[Required work] Only the lines from the line containing "Generate a LaTeX" to the line containing "y=-1pt, line width=0.7pt]", with both of those lines, are to be repeated exactly. Leave the images out.

═══ Supplied information

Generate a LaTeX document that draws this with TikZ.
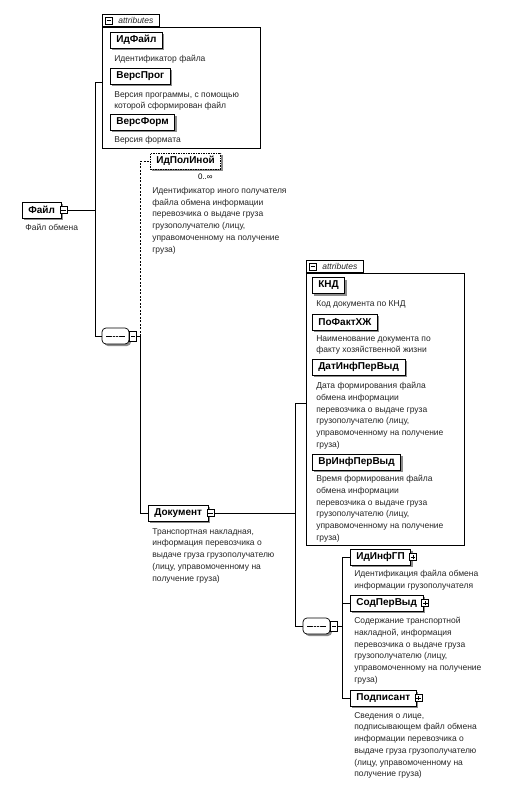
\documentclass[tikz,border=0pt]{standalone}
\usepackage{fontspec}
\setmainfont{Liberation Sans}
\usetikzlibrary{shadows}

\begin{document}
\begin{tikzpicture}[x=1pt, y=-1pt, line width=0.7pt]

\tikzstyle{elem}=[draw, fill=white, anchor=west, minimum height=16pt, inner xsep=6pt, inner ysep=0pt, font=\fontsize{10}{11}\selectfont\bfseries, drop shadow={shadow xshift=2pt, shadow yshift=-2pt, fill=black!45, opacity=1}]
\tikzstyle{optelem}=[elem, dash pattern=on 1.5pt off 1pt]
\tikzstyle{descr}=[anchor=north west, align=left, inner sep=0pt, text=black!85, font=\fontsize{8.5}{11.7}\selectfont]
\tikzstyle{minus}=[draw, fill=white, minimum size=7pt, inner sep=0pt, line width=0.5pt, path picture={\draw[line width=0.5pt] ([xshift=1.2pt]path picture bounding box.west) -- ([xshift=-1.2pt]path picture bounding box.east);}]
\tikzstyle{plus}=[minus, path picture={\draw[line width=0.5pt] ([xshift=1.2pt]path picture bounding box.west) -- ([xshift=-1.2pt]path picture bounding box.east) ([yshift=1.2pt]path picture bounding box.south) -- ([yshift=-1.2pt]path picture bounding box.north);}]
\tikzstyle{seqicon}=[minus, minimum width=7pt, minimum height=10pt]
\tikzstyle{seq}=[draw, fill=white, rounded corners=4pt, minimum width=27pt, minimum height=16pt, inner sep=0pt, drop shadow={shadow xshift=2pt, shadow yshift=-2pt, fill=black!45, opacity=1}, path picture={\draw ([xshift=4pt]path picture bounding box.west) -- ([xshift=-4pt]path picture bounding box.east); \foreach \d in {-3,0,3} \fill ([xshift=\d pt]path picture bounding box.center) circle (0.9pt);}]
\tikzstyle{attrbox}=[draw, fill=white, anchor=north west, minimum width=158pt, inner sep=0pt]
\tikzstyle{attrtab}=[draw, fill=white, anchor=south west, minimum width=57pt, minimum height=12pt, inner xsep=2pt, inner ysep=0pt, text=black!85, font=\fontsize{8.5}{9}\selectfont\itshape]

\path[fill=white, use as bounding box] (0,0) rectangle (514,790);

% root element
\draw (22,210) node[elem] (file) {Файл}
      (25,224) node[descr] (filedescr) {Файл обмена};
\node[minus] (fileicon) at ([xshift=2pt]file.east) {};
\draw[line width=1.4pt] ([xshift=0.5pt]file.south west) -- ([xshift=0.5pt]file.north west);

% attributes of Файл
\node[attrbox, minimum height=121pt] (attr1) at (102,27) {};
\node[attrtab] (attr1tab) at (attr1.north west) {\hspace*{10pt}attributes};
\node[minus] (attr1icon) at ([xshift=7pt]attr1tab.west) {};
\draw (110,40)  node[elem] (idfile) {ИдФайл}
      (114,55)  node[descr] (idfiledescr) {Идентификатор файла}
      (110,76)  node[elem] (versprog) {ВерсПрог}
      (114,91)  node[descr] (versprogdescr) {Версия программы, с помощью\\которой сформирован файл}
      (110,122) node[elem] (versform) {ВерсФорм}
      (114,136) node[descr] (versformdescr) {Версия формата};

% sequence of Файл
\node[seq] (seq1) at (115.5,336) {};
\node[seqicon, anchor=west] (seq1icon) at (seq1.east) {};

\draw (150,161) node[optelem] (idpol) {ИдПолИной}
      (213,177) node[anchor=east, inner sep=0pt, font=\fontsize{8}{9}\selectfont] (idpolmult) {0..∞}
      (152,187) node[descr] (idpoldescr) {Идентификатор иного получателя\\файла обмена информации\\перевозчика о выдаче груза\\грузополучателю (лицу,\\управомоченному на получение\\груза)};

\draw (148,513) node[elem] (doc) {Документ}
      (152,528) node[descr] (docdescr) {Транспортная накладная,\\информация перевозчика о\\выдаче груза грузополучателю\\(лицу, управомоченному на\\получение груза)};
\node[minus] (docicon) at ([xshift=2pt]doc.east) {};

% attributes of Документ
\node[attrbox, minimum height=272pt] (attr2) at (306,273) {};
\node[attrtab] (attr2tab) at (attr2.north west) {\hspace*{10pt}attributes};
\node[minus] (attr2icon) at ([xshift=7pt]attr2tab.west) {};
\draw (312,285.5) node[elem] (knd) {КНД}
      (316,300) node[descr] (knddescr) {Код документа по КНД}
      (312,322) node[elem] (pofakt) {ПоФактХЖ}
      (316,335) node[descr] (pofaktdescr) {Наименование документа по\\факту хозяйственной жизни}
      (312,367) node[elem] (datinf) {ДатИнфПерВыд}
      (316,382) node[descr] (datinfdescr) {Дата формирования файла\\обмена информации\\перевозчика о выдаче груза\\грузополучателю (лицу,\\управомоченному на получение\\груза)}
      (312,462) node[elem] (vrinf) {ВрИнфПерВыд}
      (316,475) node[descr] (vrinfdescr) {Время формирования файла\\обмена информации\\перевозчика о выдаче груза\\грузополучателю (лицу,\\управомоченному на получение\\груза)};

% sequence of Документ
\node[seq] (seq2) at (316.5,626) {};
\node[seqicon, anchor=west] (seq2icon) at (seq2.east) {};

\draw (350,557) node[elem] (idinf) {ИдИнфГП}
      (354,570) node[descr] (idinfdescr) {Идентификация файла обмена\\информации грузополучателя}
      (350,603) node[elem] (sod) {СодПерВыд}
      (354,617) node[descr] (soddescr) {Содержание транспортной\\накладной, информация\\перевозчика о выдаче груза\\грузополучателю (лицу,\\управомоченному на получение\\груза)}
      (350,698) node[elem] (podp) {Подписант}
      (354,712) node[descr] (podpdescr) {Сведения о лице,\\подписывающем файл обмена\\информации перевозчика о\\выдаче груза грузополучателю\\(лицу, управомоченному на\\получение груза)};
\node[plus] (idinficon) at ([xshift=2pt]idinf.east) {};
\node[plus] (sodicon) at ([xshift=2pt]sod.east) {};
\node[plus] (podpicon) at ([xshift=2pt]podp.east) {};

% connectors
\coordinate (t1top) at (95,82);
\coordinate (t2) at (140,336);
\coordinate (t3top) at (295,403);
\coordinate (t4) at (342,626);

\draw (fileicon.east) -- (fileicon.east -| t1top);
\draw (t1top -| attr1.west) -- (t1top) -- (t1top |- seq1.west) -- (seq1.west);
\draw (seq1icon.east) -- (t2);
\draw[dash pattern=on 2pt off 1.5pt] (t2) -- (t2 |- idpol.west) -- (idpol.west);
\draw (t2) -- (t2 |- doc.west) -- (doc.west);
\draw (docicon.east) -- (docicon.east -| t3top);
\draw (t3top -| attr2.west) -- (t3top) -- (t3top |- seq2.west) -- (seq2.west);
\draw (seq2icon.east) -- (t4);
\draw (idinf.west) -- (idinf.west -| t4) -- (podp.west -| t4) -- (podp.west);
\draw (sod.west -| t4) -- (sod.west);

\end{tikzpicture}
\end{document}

══════
═══ Supplied information

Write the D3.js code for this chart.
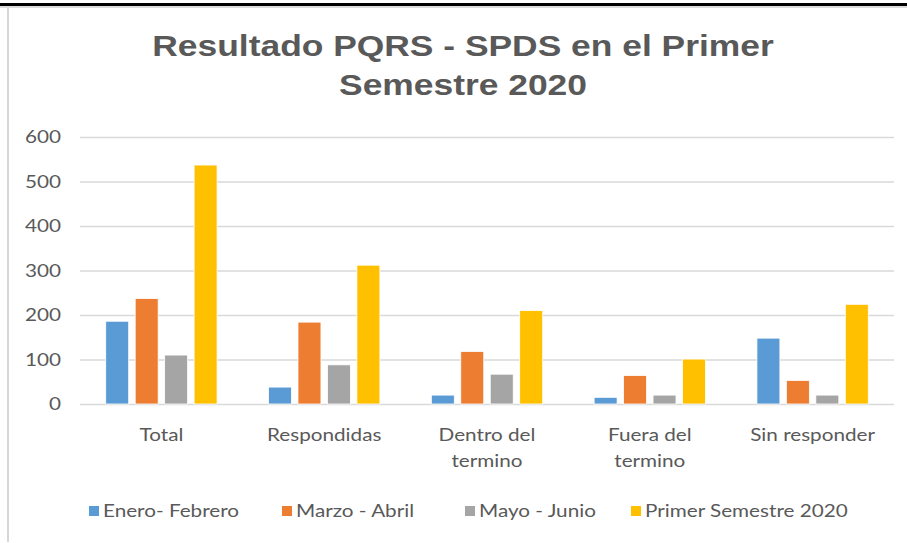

══════

[Answer to the task]
Generate a LaTeX document that draws this with TikZ.
\documentclass[tikz,border=0pt]{standalone}
\usepackage{fontspec}
\setmainfont{Liberation Sans}
\usetikzlibrary{shadows}

\begin{document}
\begin{tikzpicture}[x=1pt, y=-1pt, line width=0.7pt]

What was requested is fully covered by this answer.